▸ **Set exercise**: Everything from the line with "Convert this diagram to TikZ code." down to the line with "(f\x) at (\x,388)" below must be printed exactly, those two lines included. Exclude pictures.

▸ **Rows**:
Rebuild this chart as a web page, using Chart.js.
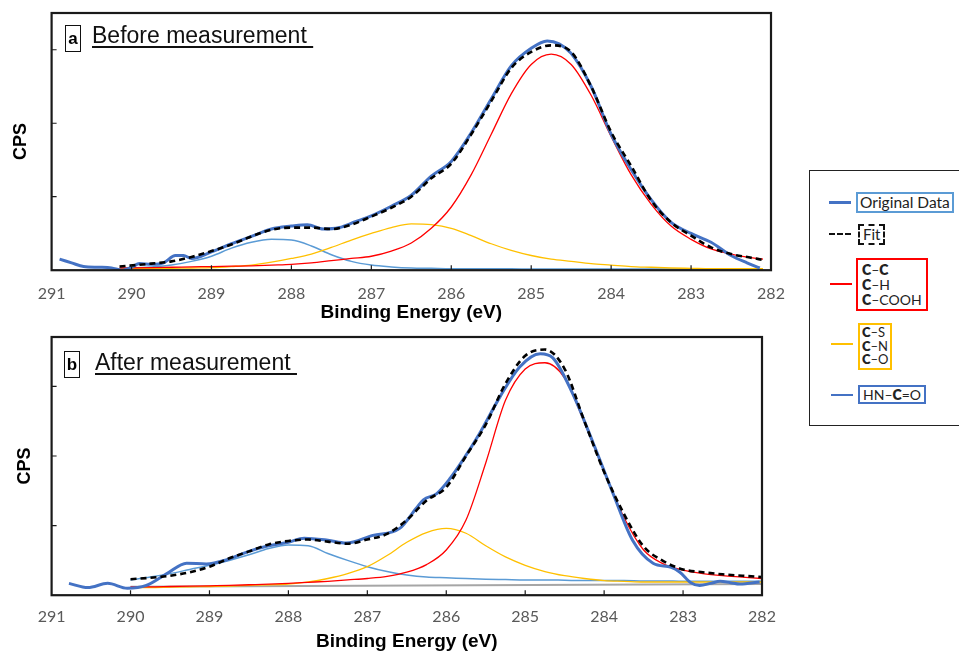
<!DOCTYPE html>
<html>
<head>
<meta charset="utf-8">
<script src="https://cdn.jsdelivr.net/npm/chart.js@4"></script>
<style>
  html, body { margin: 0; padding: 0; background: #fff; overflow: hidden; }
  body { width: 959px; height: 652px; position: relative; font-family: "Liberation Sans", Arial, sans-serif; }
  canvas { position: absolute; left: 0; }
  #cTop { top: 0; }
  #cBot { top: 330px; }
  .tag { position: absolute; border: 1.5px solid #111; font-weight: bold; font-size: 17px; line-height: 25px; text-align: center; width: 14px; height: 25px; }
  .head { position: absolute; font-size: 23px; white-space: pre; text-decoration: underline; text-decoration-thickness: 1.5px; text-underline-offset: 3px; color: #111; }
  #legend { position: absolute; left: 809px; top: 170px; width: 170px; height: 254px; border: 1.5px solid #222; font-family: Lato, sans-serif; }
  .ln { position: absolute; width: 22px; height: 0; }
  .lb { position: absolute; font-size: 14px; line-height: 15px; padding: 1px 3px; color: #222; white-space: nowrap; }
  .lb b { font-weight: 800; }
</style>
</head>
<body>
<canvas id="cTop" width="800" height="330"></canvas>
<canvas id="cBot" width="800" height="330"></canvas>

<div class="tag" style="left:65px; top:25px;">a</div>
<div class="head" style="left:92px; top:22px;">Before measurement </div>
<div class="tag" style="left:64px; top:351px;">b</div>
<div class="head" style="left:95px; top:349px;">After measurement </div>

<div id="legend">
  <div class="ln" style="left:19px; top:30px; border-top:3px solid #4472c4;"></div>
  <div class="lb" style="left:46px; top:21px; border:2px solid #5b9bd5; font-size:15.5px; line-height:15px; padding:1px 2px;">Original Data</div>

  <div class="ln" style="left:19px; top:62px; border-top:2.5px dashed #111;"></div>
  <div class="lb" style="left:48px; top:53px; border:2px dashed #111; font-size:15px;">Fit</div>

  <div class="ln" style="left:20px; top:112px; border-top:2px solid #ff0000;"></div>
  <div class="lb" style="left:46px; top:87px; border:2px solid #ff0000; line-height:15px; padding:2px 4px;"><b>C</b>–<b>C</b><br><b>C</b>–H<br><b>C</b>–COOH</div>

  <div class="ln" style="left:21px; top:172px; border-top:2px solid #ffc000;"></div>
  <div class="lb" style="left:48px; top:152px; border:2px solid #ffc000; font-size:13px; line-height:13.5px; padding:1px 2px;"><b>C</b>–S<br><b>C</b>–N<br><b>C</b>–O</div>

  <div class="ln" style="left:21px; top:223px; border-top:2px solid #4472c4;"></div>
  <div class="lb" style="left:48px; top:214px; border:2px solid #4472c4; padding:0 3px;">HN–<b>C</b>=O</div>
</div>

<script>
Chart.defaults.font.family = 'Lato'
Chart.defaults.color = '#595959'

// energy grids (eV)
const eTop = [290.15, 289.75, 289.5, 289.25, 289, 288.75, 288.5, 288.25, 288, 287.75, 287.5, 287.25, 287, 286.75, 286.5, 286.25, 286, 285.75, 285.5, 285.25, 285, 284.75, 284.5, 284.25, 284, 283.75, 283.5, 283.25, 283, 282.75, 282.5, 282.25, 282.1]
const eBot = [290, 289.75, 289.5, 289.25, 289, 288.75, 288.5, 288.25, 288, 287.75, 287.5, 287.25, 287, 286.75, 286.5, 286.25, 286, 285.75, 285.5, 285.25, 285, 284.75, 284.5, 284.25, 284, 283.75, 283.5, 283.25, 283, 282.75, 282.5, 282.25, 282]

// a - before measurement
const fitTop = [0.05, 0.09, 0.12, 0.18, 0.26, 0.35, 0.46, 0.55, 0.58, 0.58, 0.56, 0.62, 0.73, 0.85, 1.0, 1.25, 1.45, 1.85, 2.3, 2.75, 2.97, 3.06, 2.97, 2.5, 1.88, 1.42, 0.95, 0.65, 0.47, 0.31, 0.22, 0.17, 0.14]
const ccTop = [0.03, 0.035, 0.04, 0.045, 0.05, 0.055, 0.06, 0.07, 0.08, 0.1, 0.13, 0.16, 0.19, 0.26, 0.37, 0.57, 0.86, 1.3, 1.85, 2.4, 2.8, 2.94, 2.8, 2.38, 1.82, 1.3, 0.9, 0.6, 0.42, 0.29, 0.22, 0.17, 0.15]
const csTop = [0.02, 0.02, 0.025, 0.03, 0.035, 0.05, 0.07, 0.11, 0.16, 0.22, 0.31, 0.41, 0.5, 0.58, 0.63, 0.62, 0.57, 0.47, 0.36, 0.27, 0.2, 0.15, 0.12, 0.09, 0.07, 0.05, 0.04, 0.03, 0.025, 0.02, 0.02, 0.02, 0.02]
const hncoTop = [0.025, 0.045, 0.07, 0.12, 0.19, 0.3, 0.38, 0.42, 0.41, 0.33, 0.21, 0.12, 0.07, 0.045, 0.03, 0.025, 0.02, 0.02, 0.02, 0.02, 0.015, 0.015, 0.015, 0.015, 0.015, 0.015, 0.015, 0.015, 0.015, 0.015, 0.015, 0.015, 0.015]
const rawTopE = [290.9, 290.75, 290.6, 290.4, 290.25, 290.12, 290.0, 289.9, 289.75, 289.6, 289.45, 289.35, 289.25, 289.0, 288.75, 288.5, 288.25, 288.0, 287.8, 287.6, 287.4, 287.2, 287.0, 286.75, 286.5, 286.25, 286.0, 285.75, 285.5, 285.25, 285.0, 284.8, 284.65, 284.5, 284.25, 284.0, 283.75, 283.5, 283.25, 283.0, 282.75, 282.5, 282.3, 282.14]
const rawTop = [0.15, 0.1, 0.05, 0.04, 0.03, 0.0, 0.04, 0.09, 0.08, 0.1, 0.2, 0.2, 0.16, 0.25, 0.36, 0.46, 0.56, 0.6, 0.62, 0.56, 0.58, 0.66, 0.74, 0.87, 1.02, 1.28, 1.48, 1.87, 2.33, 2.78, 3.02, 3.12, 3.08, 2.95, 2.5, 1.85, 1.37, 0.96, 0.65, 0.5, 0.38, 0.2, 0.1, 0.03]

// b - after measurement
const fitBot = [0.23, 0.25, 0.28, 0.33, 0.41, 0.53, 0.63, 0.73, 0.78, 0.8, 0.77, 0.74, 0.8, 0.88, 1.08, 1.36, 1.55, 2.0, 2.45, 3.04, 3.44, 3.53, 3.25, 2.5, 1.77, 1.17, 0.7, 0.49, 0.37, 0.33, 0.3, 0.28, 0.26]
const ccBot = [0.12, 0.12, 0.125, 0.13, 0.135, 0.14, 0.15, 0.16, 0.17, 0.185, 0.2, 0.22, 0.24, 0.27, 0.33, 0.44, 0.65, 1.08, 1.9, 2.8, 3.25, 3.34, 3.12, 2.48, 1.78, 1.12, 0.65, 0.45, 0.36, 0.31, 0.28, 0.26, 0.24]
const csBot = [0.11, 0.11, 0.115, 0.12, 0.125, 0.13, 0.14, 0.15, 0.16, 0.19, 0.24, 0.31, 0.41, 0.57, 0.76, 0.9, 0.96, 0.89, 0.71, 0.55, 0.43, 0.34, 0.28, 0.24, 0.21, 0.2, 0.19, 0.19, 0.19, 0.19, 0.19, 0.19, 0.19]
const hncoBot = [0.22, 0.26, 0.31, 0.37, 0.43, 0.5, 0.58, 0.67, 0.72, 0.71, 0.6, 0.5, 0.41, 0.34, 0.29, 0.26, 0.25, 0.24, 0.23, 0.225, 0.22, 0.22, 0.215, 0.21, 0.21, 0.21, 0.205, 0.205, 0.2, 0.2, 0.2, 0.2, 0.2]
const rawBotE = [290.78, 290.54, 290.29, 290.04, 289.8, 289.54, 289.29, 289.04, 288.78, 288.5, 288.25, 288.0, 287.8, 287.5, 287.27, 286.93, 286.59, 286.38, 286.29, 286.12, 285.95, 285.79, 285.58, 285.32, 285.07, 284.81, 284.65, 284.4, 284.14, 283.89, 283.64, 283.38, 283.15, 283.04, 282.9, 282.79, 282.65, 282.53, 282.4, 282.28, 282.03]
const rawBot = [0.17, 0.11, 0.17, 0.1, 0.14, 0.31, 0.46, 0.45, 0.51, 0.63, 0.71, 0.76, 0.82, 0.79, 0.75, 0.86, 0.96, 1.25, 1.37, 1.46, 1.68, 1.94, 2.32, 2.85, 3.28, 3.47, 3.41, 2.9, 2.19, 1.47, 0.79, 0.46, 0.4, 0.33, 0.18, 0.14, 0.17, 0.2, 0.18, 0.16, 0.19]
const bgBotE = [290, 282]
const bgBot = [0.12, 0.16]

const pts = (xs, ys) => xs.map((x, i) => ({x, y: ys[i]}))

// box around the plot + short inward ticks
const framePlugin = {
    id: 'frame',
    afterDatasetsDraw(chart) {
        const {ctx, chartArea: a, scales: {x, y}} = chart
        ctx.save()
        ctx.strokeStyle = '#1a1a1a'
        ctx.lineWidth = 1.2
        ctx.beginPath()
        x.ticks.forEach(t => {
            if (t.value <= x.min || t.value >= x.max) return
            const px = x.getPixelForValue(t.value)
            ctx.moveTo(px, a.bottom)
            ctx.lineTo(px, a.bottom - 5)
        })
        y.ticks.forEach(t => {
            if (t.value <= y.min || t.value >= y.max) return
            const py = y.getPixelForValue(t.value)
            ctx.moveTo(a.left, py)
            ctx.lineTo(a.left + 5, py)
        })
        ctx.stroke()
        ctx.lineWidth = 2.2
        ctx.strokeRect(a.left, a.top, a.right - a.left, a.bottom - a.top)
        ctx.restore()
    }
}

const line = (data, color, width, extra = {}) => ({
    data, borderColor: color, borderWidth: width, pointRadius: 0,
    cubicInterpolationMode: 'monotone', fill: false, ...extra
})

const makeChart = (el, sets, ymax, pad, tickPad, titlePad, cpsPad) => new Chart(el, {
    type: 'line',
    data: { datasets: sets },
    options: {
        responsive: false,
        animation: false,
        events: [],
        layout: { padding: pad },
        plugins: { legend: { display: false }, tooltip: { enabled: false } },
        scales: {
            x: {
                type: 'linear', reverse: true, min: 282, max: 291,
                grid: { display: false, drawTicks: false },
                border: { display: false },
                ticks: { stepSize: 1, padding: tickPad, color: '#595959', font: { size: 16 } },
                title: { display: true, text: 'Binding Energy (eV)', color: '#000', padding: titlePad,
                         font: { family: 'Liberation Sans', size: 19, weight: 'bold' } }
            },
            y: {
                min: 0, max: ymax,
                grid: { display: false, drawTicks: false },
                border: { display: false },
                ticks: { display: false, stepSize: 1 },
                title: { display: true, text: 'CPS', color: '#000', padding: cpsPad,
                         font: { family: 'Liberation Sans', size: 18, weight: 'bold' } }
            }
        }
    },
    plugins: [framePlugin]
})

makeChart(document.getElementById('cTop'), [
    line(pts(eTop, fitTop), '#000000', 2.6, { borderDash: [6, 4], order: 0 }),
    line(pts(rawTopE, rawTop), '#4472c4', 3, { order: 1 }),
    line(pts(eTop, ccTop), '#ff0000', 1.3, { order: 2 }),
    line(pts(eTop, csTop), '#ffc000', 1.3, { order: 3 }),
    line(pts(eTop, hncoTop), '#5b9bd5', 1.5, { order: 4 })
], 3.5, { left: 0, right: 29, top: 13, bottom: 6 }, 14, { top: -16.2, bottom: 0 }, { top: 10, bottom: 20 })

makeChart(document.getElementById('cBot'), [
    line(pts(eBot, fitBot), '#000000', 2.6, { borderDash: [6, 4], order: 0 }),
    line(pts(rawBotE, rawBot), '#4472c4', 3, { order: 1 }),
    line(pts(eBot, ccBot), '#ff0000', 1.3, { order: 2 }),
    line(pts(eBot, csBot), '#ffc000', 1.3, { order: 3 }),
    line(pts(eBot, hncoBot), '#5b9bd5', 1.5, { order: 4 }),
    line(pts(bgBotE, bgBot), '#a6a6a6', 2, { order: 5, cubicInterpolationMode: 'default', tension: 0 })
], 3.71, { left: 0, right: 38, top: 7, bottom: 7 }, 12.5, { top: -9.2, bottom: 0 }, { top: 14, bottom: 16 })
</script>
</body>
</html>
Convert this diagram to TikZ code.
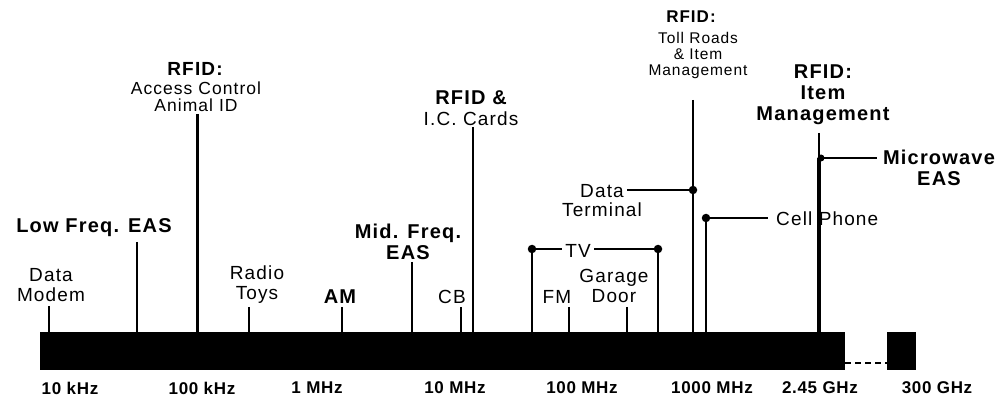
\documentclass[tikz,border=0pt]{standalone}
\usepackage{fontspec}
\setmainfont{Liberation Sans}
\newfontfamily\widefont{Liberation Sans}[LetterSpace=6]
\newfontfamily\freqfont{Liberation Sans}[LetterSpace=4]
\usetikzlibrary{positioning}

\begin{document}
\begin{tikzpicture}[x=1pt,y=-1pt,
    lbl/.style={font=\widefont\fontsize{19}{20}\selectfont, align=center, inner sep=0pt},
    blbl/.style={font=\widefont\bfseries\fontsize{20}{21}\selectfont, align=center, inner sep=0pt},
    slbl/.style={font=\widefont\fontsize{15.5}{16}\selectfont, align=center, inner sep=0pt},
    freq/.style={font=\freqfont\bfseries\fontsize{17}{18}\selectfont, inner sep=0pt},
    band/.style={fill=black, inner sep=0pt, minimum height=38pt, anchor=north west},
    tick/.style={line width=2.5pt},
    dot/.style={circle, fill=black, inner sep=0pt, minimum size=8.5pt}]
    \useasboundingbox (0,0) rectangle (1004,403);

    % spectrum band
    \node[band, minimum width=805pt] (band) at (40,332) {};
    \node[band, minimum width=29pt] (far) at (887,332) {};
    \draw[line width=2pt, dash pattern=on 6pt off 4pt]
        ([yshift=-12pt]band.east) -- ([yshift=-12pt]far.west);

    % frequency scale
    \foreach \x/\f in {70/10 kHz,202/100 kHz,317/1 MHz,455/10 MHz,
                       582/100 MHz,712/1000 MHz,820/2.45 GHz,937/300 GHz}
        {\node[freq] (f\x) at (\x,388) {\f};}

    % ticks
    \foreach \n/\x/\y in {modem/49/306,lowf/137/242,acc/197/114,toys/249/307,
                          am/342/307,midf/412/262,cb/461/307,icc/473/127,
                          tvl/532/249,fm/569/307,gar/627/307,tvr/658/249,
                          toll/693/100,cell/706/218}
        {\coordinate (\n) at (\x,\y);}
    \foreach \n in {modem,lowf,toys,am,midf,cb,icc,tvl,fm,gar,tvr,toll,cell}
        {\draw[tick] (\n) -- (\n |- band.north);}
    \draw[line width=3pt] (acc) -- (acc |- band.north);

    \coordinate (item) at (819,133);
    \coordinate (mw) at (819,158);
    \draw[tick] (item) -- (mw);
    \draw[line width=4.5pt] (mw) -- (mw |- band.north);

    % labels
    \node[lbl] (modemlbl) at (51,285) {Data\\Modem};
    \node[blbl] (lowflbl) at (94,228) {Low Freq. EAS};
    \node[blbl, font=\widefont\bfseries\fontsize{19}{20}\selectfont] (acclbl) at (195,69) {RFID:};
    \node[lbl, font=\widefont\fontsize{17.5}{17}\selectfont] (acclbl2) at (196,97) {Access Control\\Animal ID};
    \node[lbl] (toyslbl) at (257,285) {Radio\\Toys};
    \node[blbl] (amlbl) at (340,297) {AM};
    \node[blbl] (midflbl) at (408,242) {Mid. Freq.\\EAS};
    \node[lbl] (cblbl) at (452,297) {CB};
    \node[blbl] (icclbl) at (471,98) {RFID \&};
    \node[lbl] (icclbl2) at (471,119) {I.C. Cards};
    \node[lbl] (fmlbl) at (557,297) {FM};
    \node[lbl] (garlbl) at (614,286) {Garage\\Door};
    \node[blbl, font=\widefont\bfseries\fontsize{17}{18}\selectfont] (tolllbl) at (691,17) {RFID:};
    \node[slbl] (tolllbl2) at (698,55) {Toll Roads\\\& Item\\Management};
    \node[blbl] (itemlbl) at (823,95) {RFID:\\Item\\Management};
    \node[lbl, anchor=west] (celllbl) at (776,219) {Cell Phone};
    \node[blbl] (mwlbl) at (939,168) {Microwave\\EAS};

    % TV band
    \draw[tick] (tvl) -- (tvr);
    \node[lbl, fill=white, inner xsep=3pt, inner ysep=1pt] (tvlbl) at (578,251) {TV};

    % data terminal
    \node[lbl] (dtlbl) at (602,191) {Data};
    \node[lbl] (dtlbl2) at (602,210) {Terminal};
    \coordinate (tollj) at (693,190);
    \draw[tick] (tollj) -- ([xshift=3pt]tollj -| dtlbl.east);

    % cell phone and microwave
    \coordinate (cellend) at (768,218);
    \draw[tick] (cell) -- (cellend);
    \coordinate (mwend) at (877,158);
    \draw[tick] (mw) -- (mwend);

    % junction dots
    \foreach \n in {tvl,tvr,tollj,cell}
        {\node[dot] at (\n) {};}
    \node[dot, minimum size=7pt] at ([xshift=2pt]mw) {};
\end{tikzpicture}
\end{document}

▸ **Response**:
Convert this diagram to TikZ code.
\documentclass[tikz,border=0pt]{standalone}
\usepackage{fontspec}
\setmainfont{Liberation Sans}
\newfontfamily\widefont{Liberation Sans}[LetterSpace=6]
\newfontfamily\freqfont{Liberation Sans}[LetterSpace=4]
\usetikzlibrary{positioning}

\begin{document}
\begin{tikzpicture}[x=1pt,y=-1pt,
    lbl/.style={font=\widefont\fontsize{19}{20}\selectfont, align=center, inner sep=0pt},
    blbl/.style={font=\widefont\bfseries\fontsize{20}{21}\selectfont, align=center, inner sep=0pt},
    slbl/.style={font=\widefont\fontsize{15.5}{16}\selectfont, align=center, inner sep=0pt},
    freq/.style={font=\freqfont\bfseries\fontsize{17}{18}\selectfont, inner sep=0pt},
    band/.style={fill=black, inner sep=0pt, minimum height=38pt, anchor=north west},
    tick/.style={line width=2.5pt},
    dot/.style={circle, fill=black, inner sep=0pt, minimum size=8.5pt}]
    \useasboundingbox (0,0) rectangle (1004,403);

    % spectrum band
    \node[band, minimum width=805pt] (band) at (40,332) {};
    \node[band, minimum width=29pt] (far) at (887,332) {};
    \draw[line width=2pt, dash pattern=on 6pt off 4pt]
        ([yshift=-12pt]band.east) -- ([yshift=-12pt]far.west);

    % frequency scale
    \foreach \x/\f in {70/10 kHz,202/100 kHz,317/1 MHz,455/10 MHz,
                       582/100 MHz,712/1000 MHz,820/2.45 GHz,937/300 GHz}
        {\node[freq] (f\x) at (\x,388) {\f};}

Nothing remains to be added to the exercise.